Is There Still No Room for Him at the Inn?


noroomAt this time of year we frequently see a clash between the secular and the religious. We hear arguments that make many of us cringe while others rub their hands together with joy, pleased with the debate they have again provoked.

For instance, we hear from those like Bill O’Reilly that Christmas was declared a federal holiday by President Grant in 1870: “Since Christmas was loved by almost everyone, the national holiday became a symbol of healing and unity.”

On the other side of the aisle, we hear from secular groups—atheists, agnostics, skeptics, humanists, freethinkers, and so on—who want a celebration of solstice and prefer to deny that Christmas is anything other than a special day when people get a day off with pay.

If this sounds a bit like children arguing over whether or not Santa has a beard, then you understand why some of us don’t buy in to the public debate at all.

For us, the meaning of Christmas resonates in our hearts because we know, as Archbishop Fulton J. Sheen once said, that, “There are two births of Christ. One unto this world in Bethlehem, the other in the soul when it is spiritually reborn . . . both result from a kind of divine invasion.”

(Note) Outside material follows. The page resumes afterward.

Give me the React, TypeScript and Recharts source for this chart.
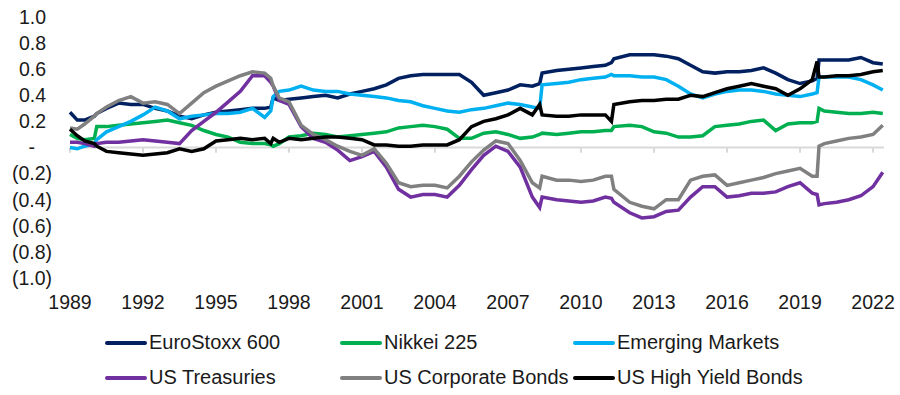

In other words, our embrace of the divine truth of Christ, Son of God made man, supersedes any explanation one might find on the nightly news, in a newspaper, or on the Internet. If a person does not feel Christ in his soul and recognize Him in life itself, then the debates in the public square are sufficient. And when we encounter a person in that state of mind, we must pray for them.

For those of us who are Christian and committed to defending human beings and their dignity from creation to death, Christmas has yet another meaning. It is a season of celebrating life as a gift from God, a blessing in our midst, and a miracle that shows us just how much God loves the world.

Blessed John Paul II wrote: “The life which God gives man is quite different from the life of all other living creatures, inasmuch as man, although formed from the dust of the earth . . . is a manifestation of God in the world, a sign of his presence, a trace of his glory. . . . Man has been given a sublime dignity, based on the intimate bond which unites him to his Creator: In man there shines forth a reflection of God himself.”

Christmas provides us with the golden opportunity to celebrate the birth of our King. At the same time, we renew our fundamental understanding that we strive to end lethal violence perpetrated against innocent human beings because each of them is a reflection of God Himself.

During these 12 days of Christmas that culminate in the Epiphany, we must promise to spend more time praising God and thanking Him for the many blessings He has given us. We must also pray for all those who are on a journey toward Christ, especially those who have rejected His love.

On this sacred day, we gather together and look into the crèche, gazing at the baby who lies therein, recalling that our Savior and King came into the world by way of a stable. We ponder the image created by Archbishop Fulton J. Sheen’s profound words:

There was no room in the inn but there was room in the stable. The inn was the gathering place of public opinion, the focal point of the world’s moods, the rendezvous of the worldly, the rallying place of the popular and the successful. But there’s no room in the place where the world gathers. The stable is a place for outcasts, the ignored, and the forgotten. The worldly might have expected the Son of God to be born in an inn; a stable would certainly be the last place in the world where one would look for him. The lesson is: Divinity is always where you least expect to find it.

Have yourself a very blessed Christmas.